The High Court of Australia has recently reiterated that children’s wishes are relevant, but not determinative, in parenting proceedings arising under the Family Law Act 1975 (Cth) (the Act).
The case of Boldemonte v Boldemonte delivered on 1 March 2017, concerned a family of considerable means with three children, two sons and a daughter. The parties had separated in 2010, and in 2014, interim parenting orders had been made by consent in the Family Court. The 2014 interim parenting orders allowed, amongst other things, the parties to take the children for international holidays provided that relevant information was given to the non-travelling parent (i.e. an itinerary etc).
On 14 January 2016, Mr Boldemonte and the parties’ two sons travelled to New York for a holiday despite not complying with the 2014 interim parenting orders. Ms Boldemonte reluctantly agreed to the holiday as a result of pressure from Mr Boldemonte. The parties’ daughter did not attend the holiday.
On 26 January 2016, Mr Boldemonte decided that he wished to remain living in New York and on 29 January 2016, Mr Boldemonte’s solicitors conveyed to Ms Boldemonte that their sons also wished to remain living in New York. Following receipt of that correspondence, Ms Boldemonte commenced an interim proceeding in the Family Court seeking the return of the boys. She also commenced a proceeding in the United States of America for the return of the boys in accordance with the Hague Abduction Convention.
Mr Boldemonte sought to resist Ms Boldemonte’s interim application to the Family Court. In support, he filed evidence setting out the boys’ wishes to remain living with him in New York. Mr Boldemonte subsequently filed further evidence to the effect that Ms Boldemonte was too frail to care for the boys and that they may not elect to live her if compelled to return to Australia.
Interim parenting orders were made by the Family Court of Australia requiring the boys’ return. At that time, the parties’ sons were nearly 17 years old and nearly 15 years old. The parties’ daughter was nearly 12 years old.
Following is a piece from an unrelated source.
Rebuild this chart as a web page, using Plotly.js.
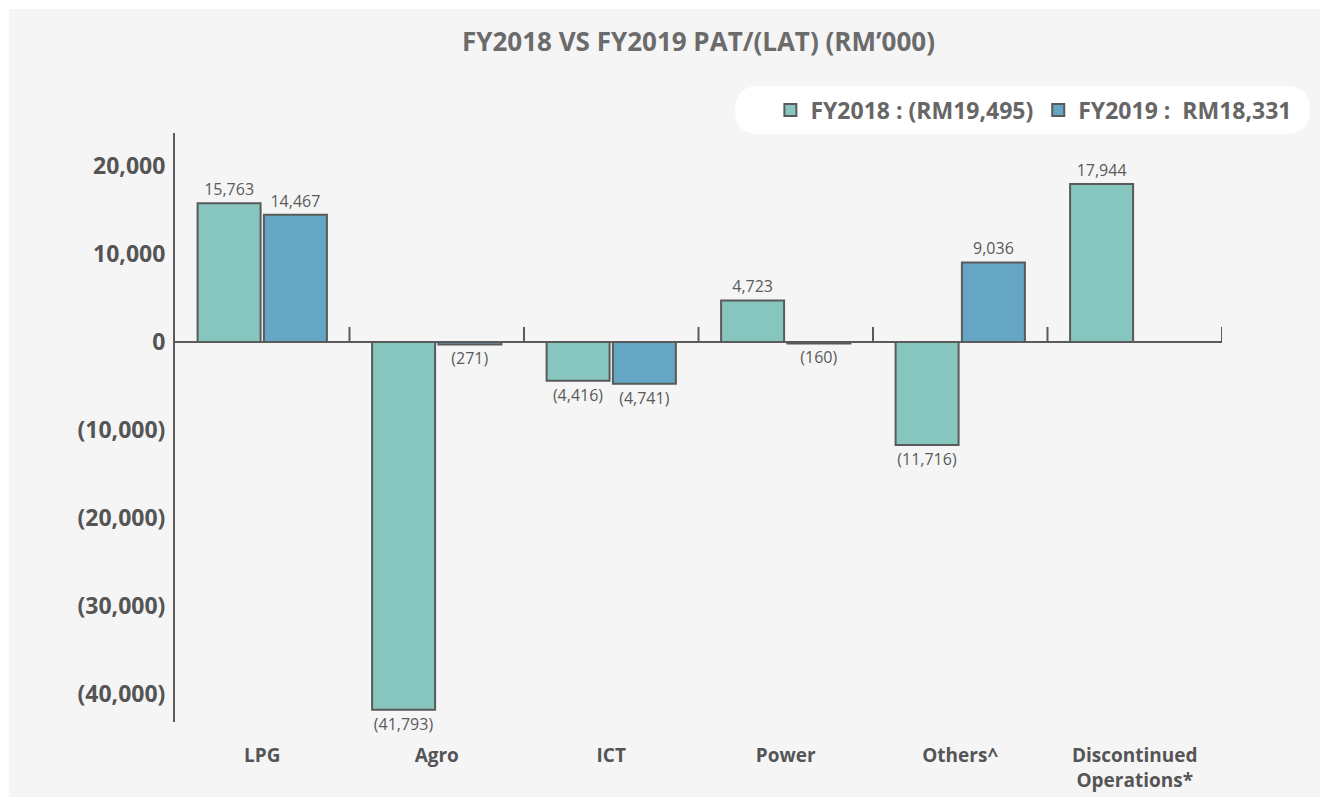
<!DOCTYPE html>
<html>
<head>
<meta charset="utf-8">
<script src="https://cdn.plot.ly/plotly-3.0.1.min.js"></script>
<style>html,body{margin:0;padding:0;background:#fff;}</style>
</head>
<body>
<div id="chart" style="width:1323px;height:799px;"></div>
<script>
const categories = ["LPG", "Agro", "ICT", "Power", "Others^", "Discontinued<br>Operations*"];
const fy2018Values = [15763, -41793, -4416, 4723, -11716, 17944];
const fy2019Values = [14467, -271, -4741, -160, 9036, null];
const fy2018Labels = ["15,763", "(41,793)", "(4,416)", "4,723", "(11,716)", "17,944"];
const fy2019Labels = ["14,467", "(271)", "(4,741)", "(160)", "9,036", ""];
const seriesNames = ["FY2018 : (RM19,495)", "FY2019 :  RM18,331"];
const yTickVals = [20000, 10000, 0, -10000, -20000, -30000, -40000];
const yTickText = ["20,000", "10,000", "0", "(10,000)", "(20,000)", "(30,000)", "(40,000)"];

const FONT = "'Open Sans', Lato, sans-serif";
const textFont = {family: FONT, size: 16, color: "#5a5a5a"};

const traces = [
  {
    type: "bar", name: seriesNames[0], x: categories, y: fy2018Values,
    text: fy2018Labels, textposition: "outside", textfont: textFont,
    marker: {color: "#87c5bf", line: {color: "#5a5a5a", width: 2}},
    cliponaxis: false, hoverinfo: "x+y"
  },
  {
    type: "bar", name: seriesNames[1], x: categories, y: fy2019Values,
    text: fy2019Labels, textposition: "outside", textfont: textFont,
    marker: {color: "#64a6c3", line: {color: "#5a5a5a", width: 2}},
    cliponaxis: false, hoverinfo: "x+y"
  }
];

const shapes = [
  {type: "rect", xref: "paper", yref: "paper", x0: -0.1585, x1: 1.0936, y0: -0.1273, y1: 1.2105,
   fillcolor: "#f5f5f5", line: {width: 0}, layer: "below"},
  {type: "path", xref: "paper", yref: "paper", layer: "below",
   path: "M0.5578,1.0798 L1.0611,1.0798 Q1.0840,1.0798 1.0840,1.03905 Q1.0840,0.9983 1.0611,0.9983 L0.5578,0.9983 Q0.5349,0.9983 0.5349,1.03905 Q0.5349,1.0798 0.5578,1.0798 Z",
   fillcolor: "#ffffff", line: {width: 0}}
];
for (let i = 0; i < categories.length; i++) {
  shapes.push({type: "line", xref: "x", yref: "y", ysizemode: "pixel", yanchor: 0,
    x0: i + 0.5, x1: i + 0.5, y0: 0, y1: 15, line: {color: "#5a5a5a", width: 2}, layer: "above"});
}

const layout = {
  width: 1323, height: 799,
  margin: {l: 175, r: 101, t: 133, b: 77},
  paper_bgcolor: "#ffffff",
  plot_bgcolor: "rgba(0,0,0,0)",
  title: {
    text: "<b>FY2018 VS FY2019 PAT/(LAT) (RM’000)</b>",
    font: {family: FONT, size: 26, color: "#6b6b6b"},
    x: 0.5, xref: "paper", xanchor: "center", y: 0.947, yref: "container", yanchor: "middle"
  },
  barmode: "group",
  bargap: 0.24,
  bargroupgap: 0.05,
  showlegend: true,
  legend: {
    orientation: "h", x: 1.072, xanchor: "right", y: 1.039, yanchor: "middle",
    bgcolor: "rgba(0,0,0,0)", traceorder: "normal",
    font: {family: FONT, size: 23, color: "#666666", weight: "bold"}
  },
  xaxis: {
    type: "category",
    showline: false, showgrid: false, zeroline: false,
    ticks: "", ticklabelstandoff: 20,
    tickfont: {family: FONT, size: 19, color: "#555555", weight: "bold"},
    range: [-0.5, 5.5], fixedrange: true
  },
  yaxis: {
    range: [-43180, 23750],
    showline: true, linecolor: "#5a5a5a", linewidth: 2,
    showgrid: false,
    zeroline: true, zerolinecolor: "#5a5a5a", zerolinewidth: 2,
    tickvals: yTickVals, ticktext: yTickText,
    ticks: "", ticklabelstandoff: 3,
    tickfont: {family: FONT, size: 23, color: "#555555", weight: "bold"},
    fixedrange: true
  },
  shapes: shapes
};

Plotly.newPlot("chart", traces, layout, {displayModeBar: false, staticPlot: true});
</script>
</body>
</html>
It was accepted that the boys had lived primarily with Mr Boldemonte and the parties’ daughter primarily with Ms Boldemonte following the making of the 2014 orders. Further, the parties’ eldest son was effectively estranged from Ms Boldemonte.
Mr Boldemonte unsuccessfully appealed the Family Court’s decision to the Full Court of the Family Court. He was subsequently granted special leave to appeal to the High Court, contending that the Judge in first instance did not give “proper, genuine and realistic consideration to the views of the boys in relation to the interim parenting orders…[and that] his Honour was required to put in train a process by which the boys’ views as to each of the alternative living arrangements…could be ascertained.”
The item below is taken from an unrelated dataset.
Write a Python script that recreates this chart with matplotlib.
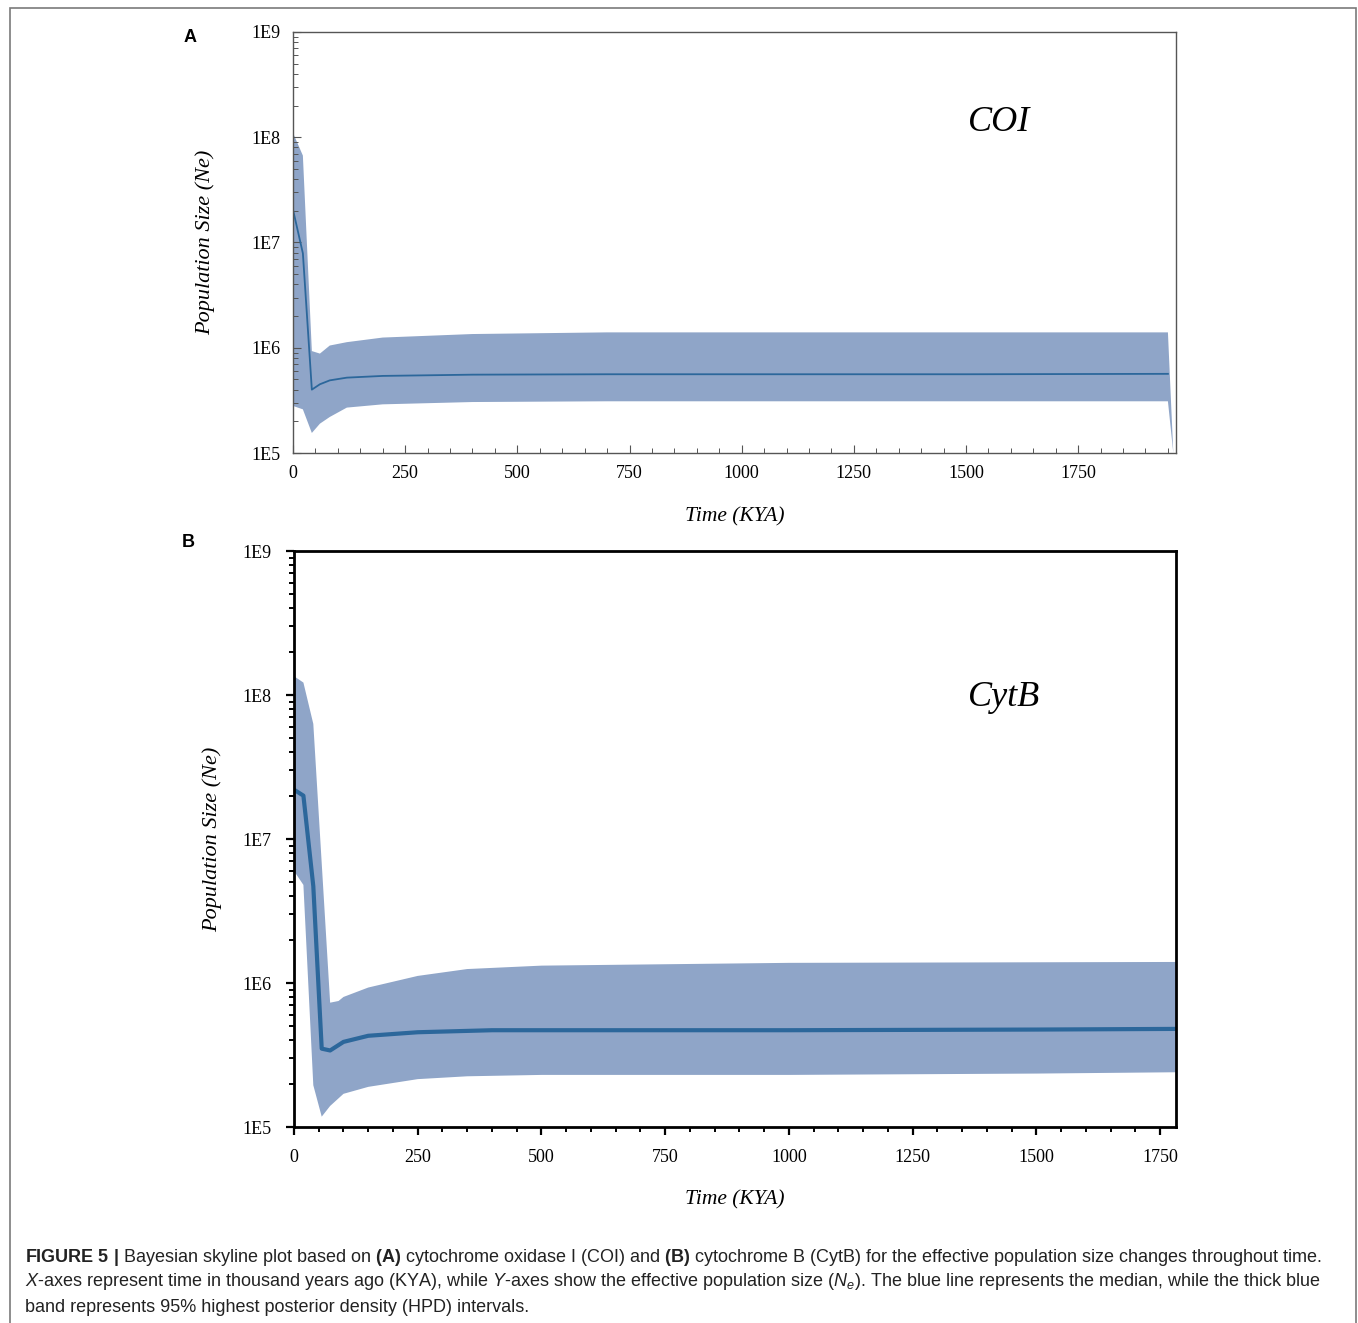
import matplotlib
matplotlib.use('Agg')
import matplotlib.pyplot as plt
from matplotlib.patches import Rectangle
from matplotlib.ticker import LogLocator, MultipleLocator, FixedLocator
import numpy as np

# ---- data (KYA, Ne) ----
# panel A : COI
xA_up = [0, 22, 42, 60, 82, 120, 200, 400, 700, 1000, 1500, 1950, 1962]
upA = [1.1e8, 6.7e7, 9.3e5, 8.8e5, 1.05e6, 1.13e6, 1.25e6, 1.35e6, 1.4e6, 1.4e6, 1.4e6, 1.4e6, 1e5]
xA_lo = [0, 22, 42, 60, 82, 120, 200, 400, 700, 1000, 1500, 1950, 1962]
loA = [2.8e5, 2.6e5, 1.55e5, 1.9e5, 2.2e5, 2.7e5, 2.9e5, 3.05e5, 3.1e5, 3.1e5, 3.1e5, 3.1e5, 1e5]
xA_med = [0, 22, 42, 60, 82, 120, 200, 400, 700, 1000, 1500, 1950]
medA = [2.05e7, 7.9e6, 4.0e5, 4.5e5, 4.9e5, 5.2e5, 5.4e5, 5.55e5, 5.6e5, 5.6e5, 5.6e5, 5.65e5]

# panel B : CytB
xB_up = [0, 19, 39, 73, 90, 100, 150, 250, 350, 500, 1000, 1782]
upB = [1.35e8, 1.22e8, 6.3e7, 7.3e5, 7.5e5, 8.0e5, 9.3e5, 1.12e6, 1.25e6, 1.32e6, 1.38e6, 1.4e6]
xB_lo = [0, 19, 39, 56, 73, 100, 150, 250, 350, 500, 1000, 1500, 1782]
loB = [6e6, 4.8e6, 1.95e5, 1.18e5, 1.4e5, 1.7e5, 1.9e5, 2.15e5, 2.25e5, 2.3e5, 2.3e5, 2.35e5, 2.4e5]
xB_med = [0, 19, 39, 56, 73, 100, 150, 250, 400, 1000, 1500, 1782]
medB = [2.2e7, 2.0e7, 4.7e6, 3.5e5, 3.4e5, 3.9e5, 4.3e5, 4.55e5, 4.7e5, 4.7e5, 4.75e5, 4.8e5]

xticks = [0, 250, 500, 750, 1000, 1250, 1500, 1750]
yticks = [1e5, 1e6, 1e7, 1e8, 1e9]
ylabels = ['1E5', '1E6', '1E7', '1E8', '1E9']

band_col = '#8fa5c8'
line_col = '#2c679b'
serif = 'Liberation Serif'

plt.rcParams['mathtext.fontset'] = 'custom'
plt.rcParams['mathtext.rm'] = 'Liberation Sans'
plt.rcParams['mathtext.it'] = 'Liberation Sans:italic'
plt.rcParams['mathtext.bf'] = 'Liberation Sans:bold'

fig = plt.figure(figsize=(13.58, 13.23), dpi=100)

# outer frame
fig.add_artist(Rectangle((10/1358, -0.01), (1356-10)/1358, 1-8/1323+0.01,
                         transform=fig.transFigure, fill=False, ec='#7a7a7a', lw=1.2))


def style_axes(ax, xmax, inward, frame_col, frame_lw, pad):
    ax.set_yscale('log')
    ax.set_xlim(0, xmax)
    ax.set_ylim(1e5, 1e9)
    ax.xaxis.set_major_locator(FixedLocator(xticks))
    ax.xaxis.set_minor_locator(MultipleLocator(50))
    ax.yaxis.set_major_locator(FixedLocator(yticks))
    ax.yaxis.set_minor_locator(LogLocator(base=10, subs=np.arange(2, 10)))
    ax.set_yticklabels(ylabels)
    ax.set_xticklabels([str(t) for t in xticks])
    d = 'in' if inward else 'out'
    ax.tick_params(which='major', direction=d, length=6, width=frame_lw*0.8, color=frame_col,
                   top=False, right=False, labelsize=13, pad=pad)
    ax.tick_params(which='minor', direction=d, length=3.5, width=frame_lw*0.7, color=frame_col,
                   top=False, right=False)
    for lab in ax.get_xticklabels() + ax.get_yticklabels():
        lab.set_family(serif)
    for s in ax.spines.values():
        s.set_color(frame_col)
        s.set_linewidth(frame_lw)


# ---- panel A ----
axA = fig.add_axes([293/1358, 1-453/1323, (1176-293)/1358, (453-32)/1323])
style_axes(axA, 1968, True, '#555555', 1.0, 9)
axA.fill(np.r_[xA_up, xA_lo[::-1]], np.r_[upA, loA[::-1]], color=band_col, lw=0)
axA.plot(xA_med, medA, color=line_col, lw=1.3)
axA.text(0.8, 0.785, 'COI', transform=axA.transAxes, family=serif, style='italic',
         fontsize=26, ha='center', va='center')
axA.set_ylabel('Population Size (Ne)', family=serif, style='italic', fontsize=16, labelpad=26)
axA.set_xlabel('Time (KYA)', family=serif, style='italic', fontsize=15.5, labelpad=18)
fig.text(190/1358, 1-37/1323, 'A', family='Liberation Sans', weight='bold', fontsize=13,
         ha='center', va='center')

# ---- panel B ----
axB = fig.add_axes([294/1358, 1-1127/1323, (1176-294)/1358, (1127-551)/1323])
style_axes(axB, 1782, False, 'black', 2.0, 10)
axB.fill(np.r_[xB_up, xB_lo[::-1]], np.r_[upB, loB[::-1]], color=band_col, lw=0)
axB.plot(xB_med, medB, color=line_col, lw=3)
axB.text(0.805, 0.745, 'CytB', transform=axB.transAxes, family=serif, style='italic',
         fontsize=26, ha='center', va='center')
axB.set_ylabel('Population Size (Ne)', family=serif, style='italic', fontsize=16, labelpad=15)
axB.set_xlabel('Time (KYA)', family=serif, style='italic', fontsize=15.5, labelpad=17)
fig.text(188/1358, 1-543/1323, 'B', family='Liberation Sans', weight='bold', fontsize=13,
         ha='center', va='center')

# ---- caption ----
cap = [
    r'$\bf{FIGURE\ 5\ |}$ Bayesian skyline plot based on $\bf{(A)}$ cytochrome oxidase I (COI) and $\bf{(B)}$ '
    r'cytochrome B (CytB) for the effective population size changes throughout time.',
    r'$\it{X}$-axes represent time in thousand years ago (KYA), while $\it{Y}$-axes show the effective population size '
    r'($\it{N_e}$). The blue line represents the median, while the thick blue',
    r'band represents 95% highest posterior density (HPD) intervals.',
]
for i, line in enumerate(cap):
    fig.text(25/1358, 1-(1257+25*i)/1323, line, family='Liberation Sans', fontsize=12.98,
             color='#222222', ha='left', va='center')

plt.savefig('out.png', dpi=100)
The High Court considered Mr Boldemonte’s contention and dismissed his appeal. In so doing, the Court held that, amongst other things, the views or wishes of children “are but one consideration of a number to be taken into account in the overall assessment of a child’s best interests” and that the Court will “take into account not only the views expressed by the child, but also “any factors…that the Court thinks are relevant to the weight it should give to the child’s views.” The factors that the provision gives as relevant are the child’s maturity or level of understanding, but plainly the Court may consider other matters to be relevant.”
The High Court’s decision in Boldemonte serves as a reminder that the views or wishes of a child or children are but one of the factors relevant to the determination of parenting orders in the child or children’s best interests. Those views or wishes are relevant, but not determinative to the exercise of the broad discretion contemplated by the Act.